Jobless claims jump 3 million in a week, Arizona mirrors national trend
By Jessica Myers/Cronkite News |
PHOENIX – New unemployment claims rose to almost 3.3 million last week, an increase of 3 million over the previous week and the highest on record, according to numbers released Thursday by the Labor Department.
And economists say this could just be the beginning of a jobs spiral, as coronavirus closures and cancellations slam the economy.
“It’s as if we’ve got a light switch going off throughout significant segments of the economy,” said Dennis Hoffman, director of the L. William Seidman Research Institute at Arizona State University’s W.P. Carey School of Business. “But it’s not the result of some unknown driving force in the economy.”
The driving force is the COVID-19 pandemic, which has put parts of the globe on lockdown, canceling events, shuttering businesses and triggering mass layoffs.
The national numbers were reflected in Arizona, which reported an eightfold increase in unemployment claims last week. The Arizona Department of Economic Security said it received 29,268 applications, compared to about 3,500 in a typical week.
A spokesperson said Thursday that the department is in the process of hiring 80 more people to handle calls – a 400% increase in staffing – to help handle the influx of applications. It is also approving overtime and taking more unemployment applications by phone.
“We are also continually hiring and increasing staff capacity,” Brett Bezio, the spokesperson, said in an email. “In addition, we are making system enhancements to simplify the application process as much as possible during this time.
“DES is doing everything possible to get Arizonans benefits as soon as possible.”
Gov. Doug Ducey last week lifted the normal one-week waiting period to apply for unemployment benefits, removed the requirement the recipients look for work, and let employees of temporarily closed businesses and people under quarantine be eligible for unemployment benefits.
DES is not the only outfit that is hiring, despite the uncertain economic outlook. Businesses, especially essential businesses, are eager to fill part-time and full-time positions.
Arizona-based supermarket chain Bashas’ said online that it needs workers and “if you’re experiencing cut back hours or closure of your work space, reach out to your local Bashas’.”
“We would love to help bridge the gap for you right now and get you to work,” it said in an Instagram post.
Unemployment is a key element in the $2 trillion economic stimulus working its way through Congress this week. The measure, passed unanimously by the Senate Wednesday and scheduled for a House vote Friday, includes federal funding to increase state unemployment benefits by $600 per week for up to four months, in addition to direct payments of $1,200 for most taxpayers.
Economists like Olugbenga Ajilore said the stimulus funds will help, but even that may not be enough.
“Any combination of unemployment insurance expansion is going to be helpful, but I don’t think it’s enough to help out local economy,” said Ajilore, a senior economist with the Center for American Progress.
He said the money, especially for small businesses, will be most beneficial if checks are sent out “in a timely fashion,” because waiting an extra two or three weeks could be too long.
Hoffman agrees the $2 trillion bill now before the House “will do a lot.”
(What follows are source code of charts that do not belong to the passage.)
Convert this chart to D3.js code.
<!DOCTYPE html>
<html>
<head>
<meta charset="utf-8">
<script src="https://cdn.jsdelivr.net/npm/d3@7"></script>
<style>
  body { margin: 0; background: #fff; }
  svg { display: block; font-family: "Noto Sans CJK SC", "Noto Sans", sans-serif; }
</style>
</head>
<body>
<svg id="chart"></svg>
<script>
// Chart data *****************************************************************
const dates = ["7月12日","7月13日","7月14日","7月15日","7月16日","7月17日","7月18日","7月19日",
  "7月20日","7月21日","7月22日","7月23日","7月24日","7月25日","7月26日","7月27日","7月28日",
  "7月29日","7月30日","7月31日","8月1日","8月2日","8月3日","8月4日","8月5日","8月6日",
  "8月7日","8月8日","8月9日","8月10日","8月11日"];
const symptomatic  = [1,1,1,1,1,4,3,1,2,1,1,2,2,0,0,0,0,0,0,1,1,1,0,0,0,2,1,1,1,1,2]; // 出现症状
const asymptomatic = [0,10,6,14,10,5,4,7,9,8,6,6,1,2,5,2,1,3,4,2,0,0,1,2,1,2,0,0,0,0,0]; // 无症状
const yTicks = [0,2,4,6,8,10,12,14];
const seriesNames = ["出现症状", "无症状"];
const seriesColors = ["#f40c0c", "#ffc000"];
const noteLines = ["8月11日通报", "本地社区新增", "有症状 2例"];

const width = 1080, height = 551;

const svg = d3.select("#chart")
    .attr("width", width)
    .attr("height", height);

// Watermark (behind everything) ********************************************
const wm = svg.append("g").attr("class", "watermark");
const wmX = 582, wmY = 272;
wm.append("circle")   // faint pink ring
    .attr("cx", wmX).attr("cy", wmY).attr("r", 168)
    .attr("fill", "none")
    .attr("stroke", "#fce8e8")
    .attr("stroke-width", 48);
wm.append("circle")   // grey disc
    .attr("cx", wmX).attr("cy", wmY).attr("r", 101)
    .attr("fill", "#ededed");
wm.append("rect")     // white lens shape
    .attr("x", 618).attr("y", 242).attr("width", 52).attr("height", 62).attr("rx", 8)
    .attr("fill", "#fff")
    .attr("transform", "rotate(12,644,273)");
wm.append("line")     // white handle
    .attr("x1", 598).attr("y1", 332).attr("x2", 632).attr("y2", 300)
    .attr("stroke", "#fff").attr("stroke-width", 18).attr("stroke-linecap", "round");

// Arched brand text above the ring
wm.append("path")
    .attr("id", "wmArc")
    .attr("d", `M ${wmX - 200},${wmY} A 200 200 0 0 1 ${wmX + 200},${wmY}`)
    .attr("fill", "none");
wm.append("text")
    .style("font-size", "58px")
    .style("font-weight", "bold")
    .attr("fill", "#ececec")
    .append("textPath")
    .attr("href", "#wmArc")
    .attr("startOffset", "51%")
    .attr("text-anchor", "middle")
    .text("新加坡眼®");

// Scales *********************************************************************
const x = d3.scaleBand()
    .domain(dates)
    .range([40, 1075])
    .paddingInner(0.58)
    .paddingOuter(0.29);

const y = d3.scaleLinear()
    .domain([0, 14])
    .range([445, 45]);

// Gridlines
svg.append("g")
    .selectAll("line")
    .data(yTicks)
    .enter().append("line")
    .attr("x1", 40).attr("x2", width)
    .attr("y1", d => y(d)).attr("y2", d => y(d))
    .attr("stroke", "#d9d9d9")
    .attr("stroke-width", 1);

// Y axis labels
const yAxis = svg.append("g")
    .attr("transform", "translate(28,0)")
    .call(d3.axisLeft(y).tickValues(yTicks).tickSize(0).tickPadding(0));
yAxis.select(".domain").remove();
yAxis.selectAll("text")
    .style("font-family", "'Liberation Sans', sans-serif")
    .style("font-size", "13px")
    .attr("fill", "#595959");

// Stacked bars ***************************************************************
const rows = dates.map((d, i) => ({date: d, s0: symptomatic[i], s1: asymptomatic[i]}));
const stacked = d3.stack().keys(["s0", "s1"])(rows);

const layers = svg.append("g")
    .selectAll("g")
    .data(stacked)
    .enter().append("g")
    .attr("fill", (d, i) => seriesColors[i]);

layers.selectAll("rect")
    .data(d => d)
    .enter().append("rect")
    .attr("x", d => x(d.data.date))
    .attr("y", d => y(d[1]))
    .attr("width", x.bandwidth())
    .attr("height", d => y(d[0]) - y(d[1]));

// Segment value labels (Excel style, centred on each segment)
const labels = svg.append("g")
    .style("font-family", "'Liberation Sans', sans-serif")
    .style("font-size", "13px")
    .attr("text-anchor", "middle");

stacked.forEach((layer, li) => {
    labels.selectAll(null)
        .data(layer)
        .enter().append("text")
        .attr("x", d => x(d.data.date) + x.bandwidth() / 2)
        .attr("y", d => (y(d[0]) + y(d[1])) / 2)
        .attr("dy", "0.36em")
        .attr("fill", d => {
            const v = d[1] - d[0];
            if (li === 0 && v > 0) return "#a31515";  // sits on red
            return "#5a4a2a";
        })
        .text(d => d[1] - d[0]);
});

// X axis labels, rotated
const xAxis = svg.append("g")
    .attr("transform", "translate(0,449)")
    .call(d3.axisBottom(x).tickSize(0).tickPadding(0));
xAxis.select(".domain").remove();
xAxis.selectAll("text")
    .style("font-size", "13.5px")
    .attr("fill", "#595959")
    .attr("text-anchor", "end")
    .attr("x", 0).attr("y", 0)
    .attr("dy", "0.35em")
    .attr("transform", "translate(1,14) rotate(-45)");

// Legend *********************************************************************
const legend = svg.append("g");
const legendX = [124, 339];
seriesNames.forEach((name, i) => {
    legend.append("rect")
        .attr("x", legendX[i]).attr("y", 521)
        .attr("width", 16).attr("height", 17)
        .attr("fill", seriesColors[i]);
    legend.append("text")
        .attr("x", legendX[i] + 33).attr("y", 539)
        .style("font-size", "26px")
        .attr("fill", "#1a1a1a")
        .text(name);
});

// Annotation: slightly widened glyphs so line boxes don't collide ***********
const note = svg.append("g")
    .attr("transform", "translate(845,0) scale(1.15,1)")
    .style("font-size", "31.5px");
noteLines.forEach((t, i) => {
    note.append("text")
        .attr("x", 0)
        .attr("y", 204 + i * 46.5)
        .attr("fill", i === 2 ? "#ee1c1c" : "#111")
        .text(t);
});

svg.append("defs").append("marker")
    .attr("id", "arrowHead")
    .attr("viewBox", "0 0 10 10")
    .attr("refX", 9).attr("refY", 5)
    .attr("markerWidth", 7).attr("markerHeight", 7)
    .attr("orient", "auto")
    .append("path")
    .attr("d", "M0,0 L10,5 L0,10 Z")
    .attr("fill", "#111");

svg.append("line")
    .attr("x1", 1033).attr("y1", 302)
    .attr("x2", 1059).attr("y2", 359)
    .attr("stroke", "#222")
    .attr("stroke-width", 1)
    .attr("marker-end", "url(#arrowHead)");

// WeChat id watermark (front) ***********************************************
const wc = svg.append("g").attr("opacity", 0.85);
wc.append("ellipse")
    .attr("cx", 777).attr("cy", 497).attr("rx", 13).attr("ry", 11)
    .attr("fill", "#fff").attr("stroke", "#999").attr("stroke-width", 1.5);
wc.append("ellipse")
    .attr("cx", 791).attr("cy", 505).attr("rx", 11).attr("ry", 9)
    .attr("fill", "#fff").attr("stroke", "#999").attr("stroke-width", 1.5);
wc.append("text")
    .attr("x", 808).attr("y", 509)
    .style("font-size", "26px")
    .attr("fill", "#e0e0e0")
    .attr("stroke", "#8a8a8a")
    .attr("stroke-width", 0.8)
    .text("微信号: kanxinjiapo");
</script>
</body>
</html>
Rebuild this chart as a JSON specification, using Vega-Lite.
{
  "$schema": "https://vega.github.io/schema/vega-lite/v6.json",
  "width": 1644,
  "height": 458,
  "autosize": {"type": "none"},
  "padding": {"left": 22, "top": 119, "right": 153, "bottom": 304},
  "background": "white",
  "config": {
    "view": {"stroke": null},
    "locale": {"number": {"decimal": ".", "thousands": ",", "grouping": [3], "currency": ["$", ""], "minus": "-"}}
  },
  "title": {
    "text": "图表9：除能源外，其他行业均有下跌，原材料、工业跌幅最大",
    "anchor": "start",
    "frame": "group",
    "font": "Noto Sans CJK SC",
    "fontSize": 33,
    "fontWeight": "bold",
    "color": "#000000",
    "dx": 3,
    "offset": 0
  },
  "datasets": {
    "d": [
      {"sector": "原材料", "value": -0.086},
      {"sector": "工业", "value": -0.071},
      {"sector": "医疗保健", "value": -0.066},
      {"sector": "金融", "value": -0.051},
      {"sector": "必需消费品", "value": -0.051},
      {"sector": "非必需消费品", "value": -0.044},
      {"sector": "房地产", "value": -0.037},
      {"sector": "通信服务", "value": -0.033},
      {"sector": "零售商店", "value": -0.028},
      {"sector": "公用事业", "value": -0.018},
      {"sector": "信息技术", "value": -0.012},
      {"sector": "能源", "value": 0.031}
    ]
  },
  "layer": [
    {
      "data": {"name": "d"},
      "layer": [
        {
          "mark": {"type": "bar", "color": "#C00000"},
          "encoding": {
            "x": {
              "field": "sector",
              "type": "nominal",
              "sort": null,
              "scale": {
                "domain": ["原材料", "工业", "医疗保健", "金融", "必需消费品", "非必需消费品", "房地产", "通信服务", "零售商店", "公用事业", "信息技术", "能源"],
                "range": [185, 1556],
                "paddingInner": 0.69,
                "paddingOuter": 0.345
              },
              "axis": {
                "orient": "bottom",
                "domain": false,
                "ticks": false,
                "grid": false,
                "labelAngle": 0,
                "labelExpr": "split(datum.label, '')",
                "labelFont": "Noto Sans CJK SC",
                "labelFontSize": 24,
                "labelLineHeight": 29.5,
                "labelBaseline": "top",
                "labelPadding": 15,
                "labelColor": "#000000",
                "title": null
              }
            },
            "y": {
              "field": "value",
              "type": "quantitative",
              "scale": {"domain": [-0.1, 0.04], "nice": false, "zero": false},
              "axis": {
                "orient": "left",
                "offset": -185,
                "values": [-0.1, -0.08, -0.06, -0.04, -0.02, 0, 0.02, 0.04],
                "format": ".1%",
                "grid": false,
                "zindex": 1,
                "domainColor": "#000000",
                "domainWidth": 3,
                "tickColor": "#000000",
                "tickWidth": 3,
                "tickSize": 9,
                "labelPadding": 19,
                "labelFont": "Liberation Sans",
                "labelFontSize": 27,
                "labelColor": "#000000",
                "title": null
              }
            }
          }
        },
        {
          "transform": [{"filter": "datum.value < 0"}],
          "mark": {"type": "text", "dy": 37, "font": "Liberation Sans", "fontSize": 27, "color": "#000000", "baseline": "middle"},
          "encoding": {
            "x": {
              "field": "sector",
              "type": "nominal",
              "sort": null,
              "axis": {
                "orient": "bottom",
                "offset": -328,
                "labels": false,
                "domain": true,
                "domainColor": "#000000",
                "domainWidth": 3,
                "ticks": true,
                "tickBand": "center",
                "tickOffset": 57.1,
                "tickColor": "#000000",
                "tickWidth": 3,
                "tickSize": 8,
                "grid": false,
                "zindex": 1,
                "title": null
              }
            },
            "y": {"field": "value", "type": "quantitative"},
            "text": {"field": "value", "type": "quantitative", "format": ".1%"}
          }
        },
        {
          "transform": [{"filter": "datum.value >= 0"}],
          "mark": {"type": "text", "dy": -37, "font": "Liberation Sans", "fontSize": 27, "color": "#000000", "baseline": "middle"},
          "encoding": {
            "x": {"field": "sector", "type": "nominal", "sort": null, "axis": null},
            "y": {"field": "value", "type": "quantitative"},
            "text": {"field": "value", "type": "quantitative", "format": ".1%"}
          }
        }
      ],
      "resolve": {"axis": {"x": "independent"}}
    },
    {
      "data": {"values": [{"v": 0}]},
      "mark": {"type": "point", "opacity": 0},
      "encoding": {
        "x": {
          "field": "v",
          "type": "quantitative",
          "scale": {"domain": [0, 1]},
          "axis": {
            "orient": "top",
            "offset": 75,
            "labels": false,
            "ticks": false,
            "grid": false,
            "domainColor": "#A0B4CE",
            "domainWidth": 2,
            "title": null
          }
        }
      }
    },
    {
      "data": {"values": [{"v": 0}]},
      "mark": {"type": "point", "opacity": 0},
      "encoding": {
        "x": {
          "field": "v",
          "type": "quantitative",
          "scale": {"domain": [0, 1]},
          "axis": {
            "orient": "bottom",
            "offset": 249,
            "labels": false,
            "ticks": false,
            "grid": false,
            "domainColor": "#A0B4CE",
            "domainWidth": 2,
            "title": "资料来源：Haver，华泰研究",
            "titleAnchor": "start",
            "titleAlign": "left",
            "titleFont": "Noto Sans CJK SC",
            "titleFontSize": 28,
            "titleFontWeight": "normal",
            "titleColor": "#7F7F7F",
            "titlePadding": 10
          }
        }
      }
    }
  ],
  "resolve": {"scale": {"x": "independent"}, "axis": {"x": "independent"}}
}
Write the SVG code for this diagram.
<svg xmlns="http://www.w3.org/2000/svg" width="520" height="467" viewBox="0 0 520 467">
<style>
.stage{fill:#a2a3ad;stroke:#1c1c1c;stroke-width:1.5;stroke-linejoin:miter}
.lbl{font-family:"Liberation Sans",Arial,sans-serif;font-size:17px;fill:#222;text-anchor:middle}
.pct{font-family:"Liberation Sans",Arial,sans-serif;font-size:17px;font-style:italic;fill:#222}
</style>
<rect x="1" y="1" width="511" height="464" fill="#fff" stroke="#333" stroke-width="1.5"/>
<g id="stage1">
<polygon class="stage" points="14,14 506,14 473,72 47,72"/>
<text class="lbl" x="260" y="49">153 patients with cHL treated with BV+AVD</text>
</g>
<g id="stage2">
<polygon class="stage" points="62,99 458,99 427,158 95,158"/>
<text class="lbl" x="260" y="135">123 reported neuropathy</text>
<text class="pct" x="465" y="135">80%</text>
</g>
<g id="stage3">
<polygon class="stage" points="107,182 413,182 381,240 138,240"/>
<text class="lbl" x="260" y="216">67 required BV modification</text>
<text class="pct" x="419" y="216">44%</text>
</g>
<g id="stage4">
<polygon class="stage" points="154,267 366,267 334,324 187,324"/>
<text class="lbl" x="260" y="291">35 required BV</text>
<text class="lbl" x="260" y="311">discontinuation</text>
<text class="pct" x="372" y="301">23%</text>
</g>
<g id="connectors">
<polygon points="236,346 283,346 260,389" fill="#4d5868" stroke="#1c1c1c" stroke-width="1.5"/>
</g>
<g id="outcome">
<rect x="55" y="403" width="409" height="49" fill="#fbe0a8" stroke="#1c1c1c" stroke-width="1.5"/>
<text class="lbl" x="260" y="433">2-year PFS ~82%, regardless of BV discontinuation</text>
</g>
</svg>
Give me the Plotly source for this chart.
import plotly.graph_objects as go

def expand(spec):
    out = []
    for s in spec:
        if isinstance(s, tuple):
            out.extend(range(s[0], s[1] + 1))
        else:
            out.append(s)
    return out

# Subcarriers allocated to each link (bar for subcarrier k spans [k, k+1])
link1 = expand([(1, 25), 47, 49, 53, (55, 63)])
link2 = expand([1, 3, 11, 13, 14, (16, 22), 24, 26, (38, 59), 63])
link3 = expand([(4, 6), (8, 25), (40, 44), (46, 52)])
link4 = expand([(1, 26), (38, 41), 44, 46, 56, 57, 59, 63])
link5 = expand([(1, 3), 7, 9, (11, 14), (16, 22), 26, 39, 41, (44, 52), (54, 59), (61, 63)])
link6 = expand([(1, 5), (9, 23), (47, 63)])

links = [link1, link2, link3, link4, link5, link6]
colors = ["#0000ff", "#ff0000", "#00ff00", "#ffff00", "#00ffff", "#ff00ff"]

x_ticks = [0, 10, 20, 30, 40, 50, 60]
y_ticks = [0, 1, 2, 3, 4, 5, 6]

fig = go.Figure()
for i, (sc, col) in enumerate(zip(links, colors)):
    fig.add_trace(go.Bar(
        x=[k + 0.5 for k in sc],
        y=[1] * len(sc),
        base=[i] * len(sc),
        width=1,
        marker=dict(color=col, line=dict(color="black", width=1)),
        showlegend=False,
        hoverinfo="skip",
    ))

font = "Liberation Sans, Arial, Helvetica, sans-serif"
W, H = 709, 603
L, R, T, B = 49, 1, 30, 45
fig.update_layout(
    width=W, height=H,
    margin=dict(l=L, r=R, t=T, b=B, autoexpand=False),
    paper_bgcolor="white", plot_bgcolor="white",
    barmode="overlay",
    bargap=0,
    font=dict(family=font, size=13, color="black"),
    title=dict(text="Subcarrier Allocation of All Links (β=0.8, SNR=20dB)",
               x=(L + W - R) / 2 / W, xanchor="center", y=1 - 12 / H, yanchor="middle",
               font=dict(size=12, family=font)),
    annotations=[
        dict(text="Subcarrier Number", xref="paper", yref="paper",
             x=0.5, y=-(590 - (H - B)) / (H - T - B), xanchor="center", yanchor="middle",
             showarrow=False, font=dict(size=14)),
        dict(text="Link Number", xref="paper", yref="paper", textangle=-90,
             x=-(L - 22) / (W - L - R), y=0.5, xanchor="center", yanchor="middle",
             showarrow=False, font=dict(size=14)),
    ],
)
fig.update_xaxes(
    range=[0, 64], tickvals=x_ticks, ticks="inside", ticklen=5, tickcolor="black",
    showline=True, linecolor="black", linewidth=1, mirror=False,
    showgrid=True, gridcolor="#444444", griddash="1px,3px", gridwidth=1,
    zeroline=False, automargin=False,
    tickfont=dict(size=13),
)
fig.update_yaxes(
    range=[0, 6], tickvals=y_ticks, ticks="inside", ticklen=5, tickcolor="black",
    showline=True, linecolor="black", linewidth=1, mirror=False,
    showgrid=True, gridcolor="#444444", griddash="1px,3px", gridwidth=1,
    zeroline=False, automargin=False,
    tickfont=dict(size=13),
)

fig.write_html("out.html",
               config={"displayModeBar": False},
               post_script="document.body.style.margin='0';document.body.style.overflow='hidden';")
“I think it’s necessary, and it will provide incomes to individuals that have lost their jobs and that is the first and foremost place that we need to provide aid,” he said.
Hoffman is more concerned that a demand for more public welfare services will put pressure on state and local governments that will “leave lingering negative repercussions.”
“One of the hopes that I had for the stimulus packages is that there would be special injections for state local governments,” he said. “And it’s not clear that the stimulus package is doing much for state and local governments at this point.”
But although the numbers “look really bad,” Hoffman said we at least know what’s driving them – the virus that causes COVID-19 and the panic around that has shut down the economy in an unprecedented way.
“It’s just different this time” compared with historical recessions, he said.
Hoffman said the U.S. could expect numbers “as bad as this or probably far worse” in the next few weeks or even months. But he also said it’s not impossible for the economy to come “back roaring, perhaps with a vengeance” within the next year or so after COVID-19.
Ajilore thinks it’s almost impossible to predict the future of the economy until this public health crisis is over. As people adapt to shelter-in-place lifestyles, he said, there is a behavioral change that could be long-term, resulting in a slower, more gradual recovery. But it’s hard to say.
“Once we solve the health crisis, I think we could then start talking about what’s going to happen with the economy,” Ajilore said.